Each line from the top of the listing through the one holding "import plotly.graph_objects as go" should be restated word for word, with nothing added and no pictures.
────────
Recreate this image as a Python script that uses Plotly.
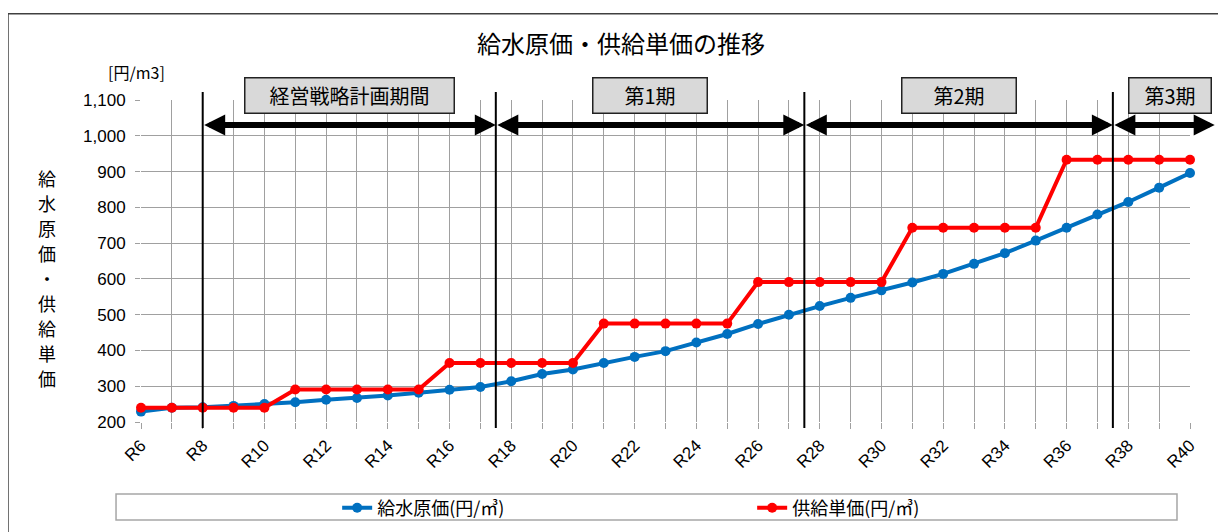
import plotly.graph_objects as go

# ---- data ----
years = ["R6", "R7", "R8", "R9", "R10", "R11", "R12", "R13", "R14", "R15",
         "R16", "R17", "R18", "R19", "R20", "R21", "R22", "R23", "R24", "R25",
         "R26", "R27", "R28", "R29", "R30", "R31", "R32", "R33", "R34", "R35",
         "R36", "R37", "R38", "R39", "R40"]
cost_water = [229, 240, 241, 245, 250, 255, 262, 267, 274, 282,
              290, 298, 314, 334, 347, 365, 382, 398, 422, 446,
              474, 500, 524, 547, 568, 590, 614, 642, 672, 707,
              743, 780, 815, 855, 896]
supply_price = [240, 240, 240, 240, 240, 291, 291, 291, 291, 291,
                365, 365, 365, 365, 365, 475, 475, 475, 475, 475,
                591, 591, 591, 591, 591, 743, 743, 743, 743, 743,
                933, 933, 933, 933, 933]
series_names = ["給水原価(円/㎥)", "供給単価(円/㎥)"]
period_labels = ["経営戦略計画期間", "第1期", "第2期", "第3期"]
# period boundaries as positions on the year index axis (R6 = 0)
period_bounds = [2, 11.5, 21.5, 31.5, 34.8]
arrow_level = 1030
y_title = "給水原価・供給単価"

# ---- style ----
CJK = "Noto Sans CJK JP"
LAT = "Liberation Sans"
box_widths = [200, 105, 105, 73]
box_centers = [6.75, 16.5, 26.5, 33.35]
xi = list(range(len(years)))
ticktext = [y if i % 2 == 0 else "" for i, y in enumerate(years)]

fig = go.Figure()
fig.add_trace(go.Scatter(x=xi, y=cost_water, name=series_names[0], mode="lines+markers",
                         line=dict(color="#0070C0", width=4),
                         marker=dict(color="#0070C0", size=10), cliponaxis=False))
fig.add_trace(go.Scatter(x=xi, y=supply_price, name=series_names[1], mode="lines+markers",
                         line=dict(color="#FF0000", width=4),
                         marker=dict(color="#FF0000", size=10), cliponaxis=False))

shapes = []
annotations = []
# period boundary lines
for b in period_bounds[:4]:
    shapes.append(dict(type="line", xref="x", yref="paper", x0=b, x1=b,
                       y0=-0.019, y1=1.025, line=dict(color="black", width=2)))
# double-headed arrows and period labels
for i, lab in enumerate(period_labels):
    a, b = period_bounds[i], period_bounds[i + 1]
    annotations.append(dict(x=b, y=arrow_level, ax=a, ay=arrow_level, xref="x", yref="y",
                            axref="x", ayref="y", text="", showarrow=True,
                            arrowside="end+start", arrowhead=2, startarrowhead=2,
                            arrowsize=0.7, startarrowsize=0.7, arrowwidth=6,
                            arrowcolor="black"))
    annotations.append(dict(x=box_centers[i], y=1.014, xref="x", yref="paper", text=lab,
                            yanchor="middle", showarrow=False,
                            font=dict(family=CJK, size=20, color="black"),
                            bgcolor="#D9D9D9", bordercolor="#222222", borderwidth=1.5,
                            borderpad=4, width=box_widths[i], height=26))
# outer chart frame
shapes.append(dict(type="rect", xref="paper", yref="paper", x0=-0.1268, x1=1.1,
                   y0=-0.45, y1=1.268, line=dict(color="#404040", width=1.5), layer="below"))
# legend frame
shapes.append(dict(type="rect", xref="paper", yref="paper", x0=-0.0238, x1=0.9876,
                   y0=-0.3043, y1=-0.2236, line=dict(color="#A6A6A6", width=1.5)))

# y-axis title (vertical, one character per line) and unit
for k, ch in enumerate(y_title):
    annotations.append(dict(x=-0.0896, y=(422 - (178 + 25 * k)) / 322,
                            xref="paper", yref="paper", text=ch, showarrow=False,
                            yanchor="middle", xanchor="center", borderpad=0,
                            font=dict(family=CJK, size=18, color="black")))
annotations.append(dict(x=-0.0334, y=1.087, xref="paper", yref="paper",
                        text="[円/m3]", showarrow=False, yanchor="middle",
                        font=dict(family=CJK, size=16, color="black")))

fig.update_layout(
    width=1226, height=532,
    margin=dict(l=133, r=44, t=92, b=118),
    paper_bgcolor="white", plot_bgcolor="white",
    title=dict(text="給水原価・供給単価の推移", x=0.5, xanchor="center",
               y=0.932, yanchor="middle", font=dict(family=CJK, size=24, color="black")),
    xaxis=dict(range=[0, 34], tickvals=xi, ticktext=ticktext, tickangle=-45,
               showgrid=True, gridcolor="#A0A0A0", gridwidth=1, zeroline=False,
               ticks="outside", ticklen=6, tickcolor="#A0A0A0", showline=False,
               tickfont=dict(family=LAT, size=17, color="black")),
    yaxis=dict(range=[200, 1100], dtick=100, tickformat=",", showgrid=True,
               gridcolor="#A0A0A0", gridwidth=1, zeroline=False,
               ticks="outside", ticklen=5, tickcolor="#A0A0A0", showline=False,
               ticklabelstandoff=6,
               tickfont=dict(family=LAT, size=17, color="black")),
    legend=dict(orientation="h", x=0.187, xanchor="left", y=-0.267, yanchor="middle",
                entrywidth=370, entrywidthmode="pixels", bgcolor="rgba(0,0,0,0)",
                font=dict(family=CJK, size=18, color="black")),
    shapes=shapes, annotations=annotations,
)

fig.write_html("out.html")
────────
◆ **REPLY**:
Recreate this image as a Python script that uses Plotly.
import plotly.graph_objects as go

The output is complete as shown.